The Code of Alabama grants municipalities certain powers related to the imposition of business license taxes on trades, businesses, or vocations which may be engaged in or carried on in the municipality. This authority is used by many Alabama municipalities to generate local revenue. The recent order of the Alabama Supreme Court, issued without opinion, in Thomas v. Elbow River Marketing Ltd. Partnership, No.1160678 (Ala. Dec. 8, 2017), affirming the decision of the Circuit Court of Jefferson County (Elbow River Marketing Limited Partnership v. Thomas, CV-2014-000624.00), further defines the limitations on this taxing power in reviewing a final assessment made by the City of Birmingham against a Canadian supplier of hydrocarbon products to customers in the city.

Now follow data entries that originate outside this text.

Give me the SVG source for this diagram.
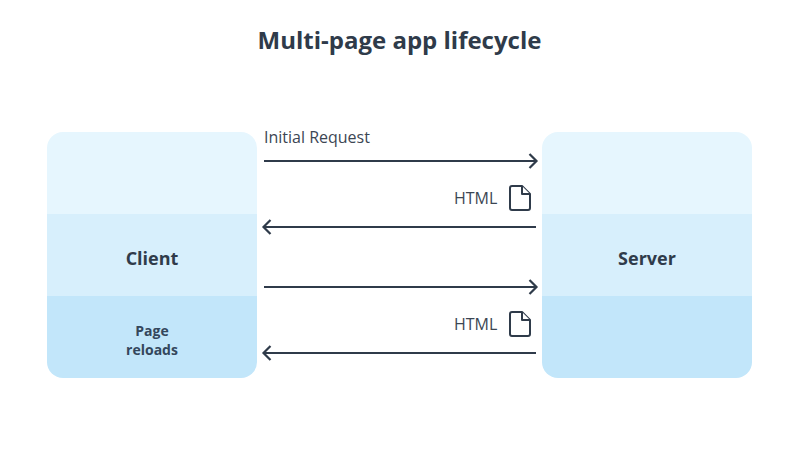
<svg xmlns="http://www.w3.org/2000/svg" width="800" height="453" viewBox="0 0 800 453">
<defs>
<marker id="arrow" markerUnits="userSpaceOnUse" markerWidth="14" markerHeight="18" refX="10.500" refY="8" orient="auto-start-reverse" overflow="visible"><path d="M3 1 L10 8 L3 15" fill="none" stroke="#2f3b4a" stroke-width="2.200"/></marker>
<clipPath id="c1"><rect x="47" y="132" width="210" height="246" rx="16"/></clipPath>
<clipPath id="c2"><rect x="542" y="132" width="210" height="246" rx="16"/></clipPath>
</defs>
<style>
text{font-family:"Open Sans","Noto Sans",sans-serif;fill:#2f3b4a}
.t{font-size:24px;font-weight:700;text-anchor:middle}
.n{font-size:18px;font-weight:700;text-anchor:middle}
.s{font-size:14px;font-weight:700;text-anchor:middle;fill:#34475c}
.l{font-size:16px;fill:#3c4653}
.c{stroke:#2f3b4a;stroke-width:2.200;fill:none}
.a{fill:#e6f6fe}.b{fill:#d7effc}.d{fill:#c2e6fa}
.f{fill:#fff;stroke:#2f3b4a;stroke-width:2;stroke-linejoin:round}
</style>
<rect width="800" height="453" fill="#fff"/>
<text class="t" x="399.500" y="49">Multi-page app lifecycle</text>
<g id="client">
<g clip-path="url(#c1)"><rect class="a" x="47" y="132" width="210" height="82"/><rect class="b" x="47" y="214" width="210" height="82"/><rect class="d" x="47" y="296" width="210" height="82"/></g>
<text class="n" x="152" y="265">Client</text>
<text class="s" x="152" y="336">Page</text>
<text class="s" x="152" y="355">reloads</text>
</g>
<g id="server">
<g clip-path="url(#c2)"><rect class="a" x="542" y="132" width="210" height="82"/><rect class="b" x="542" y="214" width="210" height="82"/><rect class="d" x="542" y="296" width="210" height="82"/></g>
<text class="n" x="647" y="265">Server</text>
</g>
<g id="connectors">
<line class="c" x1="264" y1="161" x2="537" y2="161" marker-end="url(#arrow)"/>
<line class="c" x1="536" y1="227" x2="263" y2="227" marker-end="url(#arrow)"/>
<line class="c" x1="264" y1="287" x2="537" y2="287" marker-end="url(#arrow)"/>
<line class="c" x1="536" y1="353" x2="263" y2="353" marker-end="url(#arrow)"/>
</g>
<g id="label-initial"><text class="l" x="264" y="143">Initial Request</text></g>
<g id="html-1">
<text class="l" x="454" y="204">HTML</text>
<path class="f" d="M512 186 H522 L530 194 V208 Q530 210 528 210 H512 Q510 210 510 208 V188 Q510 186 512 186 Z"/>
<path class="f" d="M522 186 V194 H530"/>
</g>
<g id="html-2">
<text class="l" x="454" y="330">HTML</text>
<path class="f" d="M512 312 H522 L530 320 V334 Q530 336 528 336 H512 Q510 336 510 334 V314 Q510 312 512 312 Z"/>
<path class="f" d="M522 312 V320 H530"/>
</g>
</svg>
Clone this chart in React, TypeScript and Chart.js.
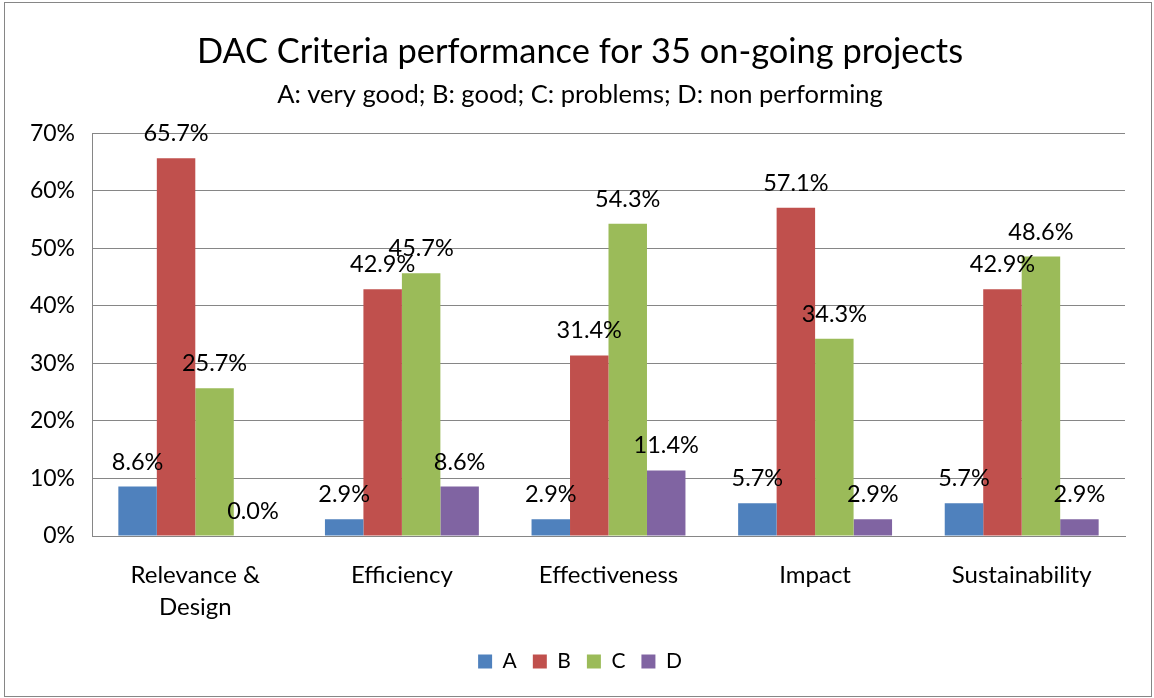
import React, { useEffect, useRef } from "react";
import { Chart, registerables } from "chart.js";

Chart.register(...registerables);

const categories: (string | string[])[] = [["Relevance &", "Design"], "Efficiency", "Effectiveness", "Impact", "Sustainability"];
const seriesA = [8.6, 2.9, 2.9, 5.7, 5.7];
const seriesB = [65.7, 42.9, 31.4, 57.1, 42.9];
const seriesC = [25.7, 45.7, 54.3, 34.3, 48.6];
const seriesD = [0.0, 8.6, 11.4, 2.9, 2.9];
const seriesNames = ["A", "B", "C", "D"];
const seriesColors = ["#4F81BD", "#C0504D", "#9BBB59", "#8064A2"];
const yTicks = [0, 10, 20, 30, 40, 50, 60, 70];

const FONT = "Lato";

const borderPlugin = {
  id: "outerBorder",
  beforeDraw(chart: any) {
    const ctx = chart.ctx;
    ctx.save();
    ctx.fillStyle = "#ffffff";
    ctx.fillRect(0, 0, chart.width, chart.height);
    ctx.strokeStyle = "#868686";
    ctx.lineWidth = 1;
    ctx.strokeRect(4.5, 2.5, 1147, 694);
    ctx.restore();
  },
};

const dataLabelPlugin = {
  id: "dataLabels",
  afterDatasetsDraw(chart: any) {
    const ctx = chart.ctx;
    ctx.save();
    ctx.font = `23.5px ${FONT}`;
    ctx.fillStyle = "#000";
    ctx.textAlign = "center";
    ctx.textBaseline = "alphabetic";
    chart.data.datasets.forEach((ds: any, i: number) => {
      const meta = chart.getDatasetMeta(i);
      meta.data.forEach((bar: any, j: number) => {
        const v = ds.data[j] as number;
        ctx.fillText(v.toFixed(1) + "%", bar.x, bar.y - 17);
      });
    });
    ctx.restore();
  },
};

export default function App() {
  const ref = useRef<HTMLCanvasElement>(null);
  useEffect(() => {
    document.body.style.margin = "0";
    const series = [seriesA, seriesB, seriesC, seriesD];
    const chart = new Chart(ref.current!, {
      type: "bar",
      data: {
        labels: categories,
        datasets: series.map((d, i) => ({
          label: seriesNames[i],
          data: d,
          backgroundColor: seriesColors[i],
          borderWidth: 0,
          categoryPercentage: 0.745,
          barPercentage: 1.0,
        })),
      },
      options: {
        animation: false,
        responsive: false,
        devicePixelRatio: 1,
        layout: { padding: { left: 26, right: 20, top: 0, bottom: 16 } },
        plugins: {
          title: {
            display: true,
            text: "DAC Criteria performance for 35 on-going projects",
            color: "#000",
            font: { family: FONT, size: 34.4, weight: "normal", lineHeight: 1.2 },
            padding: { top: 31, bottom: 7 },
          },
          subtitle: {
            display: true,
            text: "A: very good; B: good; C: problems; D: non performing",
            color: "#000",
            font: { family: FONT, size: 25.5, weight: "normal", lineHeight: 1.2 },
            padding: { top: 0, bottom: 23.6 },
          },
          legend: {
            position: "bottom",
            labels: {
              boxWidth: 14,
              boxHeight: 14,
              padding: 16,
              color: "#000",
              font: { family: FONT, size: 21 },
            },
          },
          tooltip: { enabled: false },
        },
        scales: {
          x: {
            grid: { display: false, drawTicks: false },
            border: { color: "#868686", width: 1 },
            ticks: {
              color: "#000",
              font: { family: FONT, size: 24, lineHeight: 1.35 },
              padding: 23,
              maxRotation: 0,
              autoSkip: false,
            },
            afterFit(scale: any) {
              scale.height = 99;
            },
          },
          y: {
            min: 0,
            max: 70,
            grid: { color: "#868686", drawTicks: false },
            border: { color: "#868686", width: 1 },
            afterBuildTicks(scale: any) {
              scale.ticks = yTicks.map((v) => ({ value: v }));
            },
            ticks: {
              color: "#000",
              font: { family: FONT, size: 23 },
              padding: 17,
              callback: (v: any) => v + "%",
            },
            afterFit(scale: any) {
              scale.width = 66;
            },
          },
          y2: {
            position: "right",
            display: true,
            grid: { display: false, drawTicks: false },
            border: { display: false },
            ticks: { display: false },
            afterFit(scale: any) {
              scale.width = 9;
            },
          },
        },
      },
      plugins: [borderPlugin, dataLabelPlugin],
    });
    return () => chart.destroy();
  }, []);
  return (
    <div style={{ width: 1154, height: 698 }}>
      <canvas ref={ref} width={1154} height={698} style={{ display: "block" }} />
    </div>
  );
}
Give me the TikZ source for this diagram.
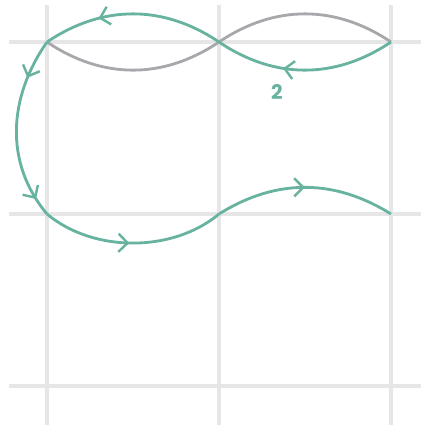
\documentclass[tikz,border=0pt]{standalone}
\usepackage{fontspec}
\setsansfont{Poppins}
\usepackage{tikz}
\usetikzlibrary{arrows.meta, decorations.markings}
\definecolor{gridgray}{RGB}{230,230,230}
\definecolor{pathgreen}{RGB}{104,178,160}
\definecolor{pathgray}{RGB}{168,168,172}
\tikzstyle{gridline} = [draw=gridgray, line width=1.6pt]
\tikzstyle{strand} = [draw=pathgreen, line width=1.4pt]
\tikzstyle{ghost} = [draw=pathgray, line width=1.4pt]
\tikzstyle{lbl} = [text=pathgreen, font=\sffamily\bfseries]
\tikzset{barb at/.style={postaction={decorate,
  decoration={markings, mark=at position #1 with
  {\arrow[pathgreen, line width=1.2pt]{Straight Barb[length=4.5pt, width=9pt]}}}}}}

\begin{document}
\begin{tikzpicture}
\useasboundingbox (-0.820,-0.733) rectangle (6.541,6.733);
% grid
\foreach \k in {0,3,6} {
  \draw[gridline] (-0.663,\k) -- (6.52,\k);
  \draw[gridline] (\k,-0.68) -- (\k,6.645);
}
% crossings
\coordinate (a) at (0,6);
\coordinate (b) at (3,6);
\coordinate (c) at (6,6);
\coordinate (d) at (0,3);
\coordinate (e) at (3,3);
\coordinate (f) at (6,3);

\draw[ghost] (a) to[bend right=34] (b);
\draw[ghost] (b) to[bend left=34] (c);

\draw[strand, barb at=0.69] (b) to[bend right=34] (a);
\draw[strand, barb at=0.22, barb at=0.9] (a) to[out=235, in=130] (d);
\draw[strand, barb at=0.48] (d) to[out=-40, in=220, looseness=0.9] (e);
\draw[strand, barb at=0.5] (e) to[bend left=32] (f);
\draw[strand, barb at=0.62] (c) to[bend left=34] (b);

\node[lbl] (two) at (4.01,5.13) {2};
\end{tikzpicture}
\end{document}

The Supreme Court found the supplier did not engage in a trade, occupation, or business within the City of Birmingham as is required both by state law and the city's business license code. That holding was based on these facts regarding the supplier and the transactions, which were the basis of the assessment, that the supplier:

  1. was headquartered and conducted its operations in Canada;
  2. never had any business location or physical address in Alabama;
  3. never had any employees or agents based in or conducting operations in Alabama;
  4. did not solicit sales or conduct sales or advertising in the city;
  5. did not itself deliver any product to the customer or participate in the delivery process; instead, the product was delivered by third-party rail or trucking carriers (even though in certain cases the title to the product remained with the supplier until delivery to the customer was complete);
  6. no employees of the supplier came to the city to facilitate any of the sales transactions or deliveries; instead communications were conducted by telephone conversations and e-mail correspondence; and
  7. when the supplier purchased the product from a third-party supplier in connection with a "purchase-delivery sale" or "drop shipment sale" to the customer, the third-party suppliers all had their principal offices outside Alabama.

Based on the foregoing findings of fact, the Circuit Court held that the Canadian-based supplier did not engage in a trade, occupation, or business within the City of Birmingham, and ordered the City of Birmingham to withdraw its final assessment and refund the $140,332 paid by the supplier to perfect its appeal of the final assessment (plus interest from the date the payment was tendered to the city).

The significance of this case, as stated above, is that this grant of taxing authority is used by municipalities throughout the State of Alabama to generate local revenue. Particular targets in that effort are foreign businesses that sell and deliver product to customers located within the city. This case provides further definition to the limitations of that taxing authority. The Circuit Court concludes its opinion, stating: "And Alabama law makes clear that a product seller that does nothing more than having its merchandise delivered into a municipality by means of a common carrier cannot be subjected to business license tax." It is worth noting that amendments made to the statute granting this taxing authority in 2006 included the enactment of a delivery license statute that governs the extent to which non-resident sellers who deliver their own products into a municipality may be subject to business license tax. The statute provides that even sellers who themselves deliver products within a municipality may not be subjected to business license tax if the amount of merchandise delivered falls under certain thresholds. Those sellers instead must be permitted to purchase a delivery license at a limited cost with that municipality.